Remaining the community that we have been called into existence to be is countercultural because it requires and fosters a high degree or intimacy, permanence and proximity.  It requires meeting face to face regularly.  Skype and video conferencing don’t count because by nature these encounters are fleeting and impermanent.  But it is the very practice of meeting together regularly that enhances our shared memories and a shared imagination for the future – both of which are crucial components of our identity as the people of God.  Mind you these practices also increase the likelihood of conflict, risk and rejection but regularly we are given the grace to navigate that reality as well. 

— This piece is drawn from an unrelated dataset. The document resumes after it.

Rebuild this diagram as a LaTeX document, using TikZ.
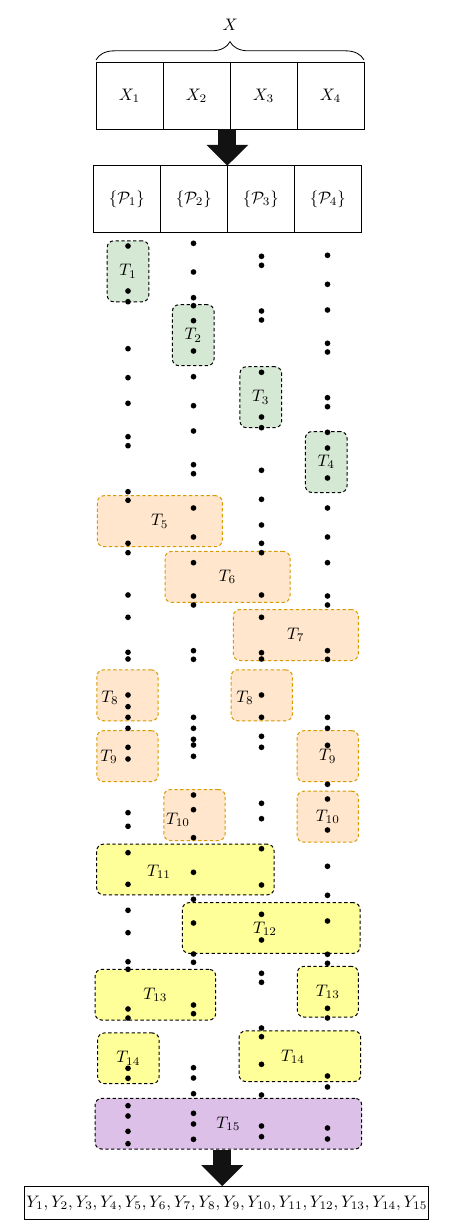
\documentclass[tikz,border=0pt]{standalone}
\usepackage{amsmath, amssymb}
\usepackage{tikz}
\usetikzlibrary{arrows.meta, positioning, decorations.pathreplacing}

\definecolor{greenfill}{HTML}{D5E8D4}
\definecolor{orangefill}{HTML}{FFE6CC}
\definecolor{orangeline}{HTML}{D79B00}
\definecolor{yellowfill}{HTML}{FFFF99}
\definecolor{purplefill}{RGB}{220,192,232}

\begin{document}
\begin{tikzpicture}[
    x=0.6pt, y=-0.6pt,
    cell/.style={rectangle, draw, line width=0.6pt, outer sep=0pt, minimum width=40.2pt, minimum height=39.9pt, align=center},
    task/.style={rectangle, draw, line width=0.6pt, dash pattern=on 2pt off 1.5pt, rounded corners=4pt},
    taskA/.style={task, fill=greenfill, minimum width=25pt, minimum height=36.6pt},
    taskB/.style={task, fill=orangefill, draw=orangeline, minimum height=30.6pt},
    taskC/.style={task, fill=yellowfill, minimum height=30.4pt},
    taskD/.style={task, fill=purplefill, minimum height=30.4pt},
    bigarrow/.style={line width=11pt, draw=black!93, -{Triangle[length=12.6pt, width=24.4pt]}}
]
\useasboundingbox (0,0) rectangle (458,1226);

% Input blocks
\node[cell] (x1) at (129.5,95.9) {$X_1$};
\node[cell, right=0pt of x1] (x2) {$X_2$};
\node[cell, right=0pt of x2] (x3) {$X_3$};
\node[cell, right=0pt of x3] (x4) {$X_4$};
\draw[decorate, decoration={brace, amplitude=11pt}, line width=0.5pt] ([yshift=1.6pt]x1.north west) -- ([yshift=1.6pt]x4.north east);
\node (xall) at (230.2,25) {$X$};

% Partitions
\node[cell] (p1) at (126.8,199) {$\{\mathcal{P}_1\}$};
\node[cell, right=0pt of p1] (p2) {$\{\mathcal{P}_2\}$};
\node[cell, right=0pt of p2] (p3) {$\{\mathcal{P}_3\}$};
\node[cell, right=0pt of p3] (p4) {$\{\mathcal{P}_4\}$};

\draw[bigarrow] (p2.north east |- x2.south) -- (p2.north east);

% Single-column tasks
\node[taskA] (t1) at (128,271.3) {$T_1$};
\node[taskA] (t2) at (193.2,335.2) {$T_2$};
\node[taskA] (t3) at (260.8,397.2) {$T_3$};
\node[taskA] (t4) at (326.2,462) {$T_4$};

% Two-column tasks
\node[taskB, minimum width=75pt] (t5) at (159.8,521.2) {$T_5$};
\node[taskB, minimum width=75pt] (t6) at (227.5,576.9) {$T_6$};
\node[taskB, minimum width=75pt] (t7) at (295.8,635) {$T_7$};

% Split tasks
\node[taskB, minimum width=36.8pt] (t8a) at (127.5,695.3) {};
\node[taskB, minimum width=36.8pt] (t8b) at (261.7,695.3) {};
\node[taskB, minimum width=36.8pt] (t9a) at (127.5,756.2) {};
\node[taskB, minimum width=36.8pt] (t9b) at (327.8,756.2) {$T_9$};
\node[taskB, minimum width=36.8pt] (t10a) at (194.5,815) {};
\node[taskB, minimum width=36.8pt] (t10b) at (327.8,816.7) {$T_{10}$};

\node[taskC, minimum width=106.4pt] (t11) at (185.4,869.5) {};
\node[taskC, minimum width=106.6pt] (t12) at (271.2,928) {};
\node[taskC, minimum width=72.4pt] (t13a) at (155.4,994.7) {$T_{13}$};
\node[taskC, minimum width=36.6pt] (t13b) at (327.8,991.7) {$T_{13}$};
\node[taskC, minimum width=36.8pt] (t14a) at (128.4,1058.3) {$T_{14}$};
\node[taskC, minimum width=73pt] (t14b) at (299.9,1056.2) {};

% Final task
\node[taskD, minimum width=160pt] (t15) at (228.4,1123.7) {$T_{15}$};

% Off-centre labels
\node (l8a) at (110,698) {$T_8$};
\node (l8b) at (245,698) {$T_8$};
\node (l9a) at (109,757) {$T_9$};
\node (l10a) at (178,820) {$T_{10}$};
\node (l11) at (159,872) {$T_{11}$};
\node (l12) at (265,929) {$T_{12}$};
\node (l14b) at (293,1057) {$T_{14}$};

% Samples per column
\foreach \y in {246,291,301.7,348.7,377.7,403.3,436.7,445.7,491.7,500.3,543.3,552.7,595,617.3,652.3,659,695,706.7,717.3,728.3,747.3,759,812.7,826.3,852.7,884.3,910.3,932.7,961.7,969.3,1009,1018,1068.3,1078.3,1105.7,1116,1131.3,1143.7}
    \fill (128,\y) circle (1.7pt);
\foreach \y in {243.3,272,297.7,305.7,320.7,351,376.7,405.7,431,464.7,473.7,508,537,562.7,596,605,650.7,659.3,717.3,728.3,739.3,745,756.3,795,809.7,837.7,872.3,899.3,923,954,962.3,1005,1013.7,1067.7,1078,1093.7,1113.3,1124,1139.3}
    \fill (193.5,\y) circle (1.7pt);
\foreach \y in {256.3,265.3,311,320,372.3,417,427.7,470.3,499.3,525,543.3,552.7,595,617.3,652.7,659,695,717.3,736.3,747.3,803.3,818.7,848.7,885,914.3,940,973.3,982.3,1028,1036.7,1064.3,1095,1126,1136.7}
    \fill (261.5,\y) circle (1.7pt);
\foreach \y in {255.3,284.3,310,343.3,352,397.7,406.7,432.3,448,478,508,537,562.7,596,605,650.7,659.3,717.3,728.3,745.3,784.3,799,830,866.3,895.3,921,954.3,963.3,1008.3,1018,1076,1087,1128,1139}
    \fill (327.5,\y) circle (1.7pt);

% Output
\node[draw, line width=0.6pt, inner xsep=1pt, minimum width=241pt, minimum height=20pt, font=\fontsize{9.6pt}{11pt}\selectfont] (yout) at (226.9,1203.3) {$Y_1, Y_2, Y_3, Y_4, Y_5, Y_6, Y_7, Y_8, Y_9, Y_{10}, Y_{11}, Y_{12}, Y_{13}, Y_{14}, Y_{15}$};

\draw[bigarrow] ([xshift=-3.7pt]t15.south) -- ([xshift=-3.7pt]t15.south |- yout.north);

\end{tikzpicture}
\end{document}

Ultimately for a world that is connected and in touch more than ever the deep longing for authentic community has also never been higher.  So with God’s grace, wisdom and guidance, let us together examine the powerful ways in which we are changed and shaped by communication technology so that we might regain some power over these changes and remember as our GTA pastor yesterday reminded us (even while being interrupted by his cell phone) that the connection that matters most is our connection to one who is the head of the Body, Christ Jesus from whom the whole body, nourished and held together by its ligaments and sinews, grows with a growth that is from God.  Amen.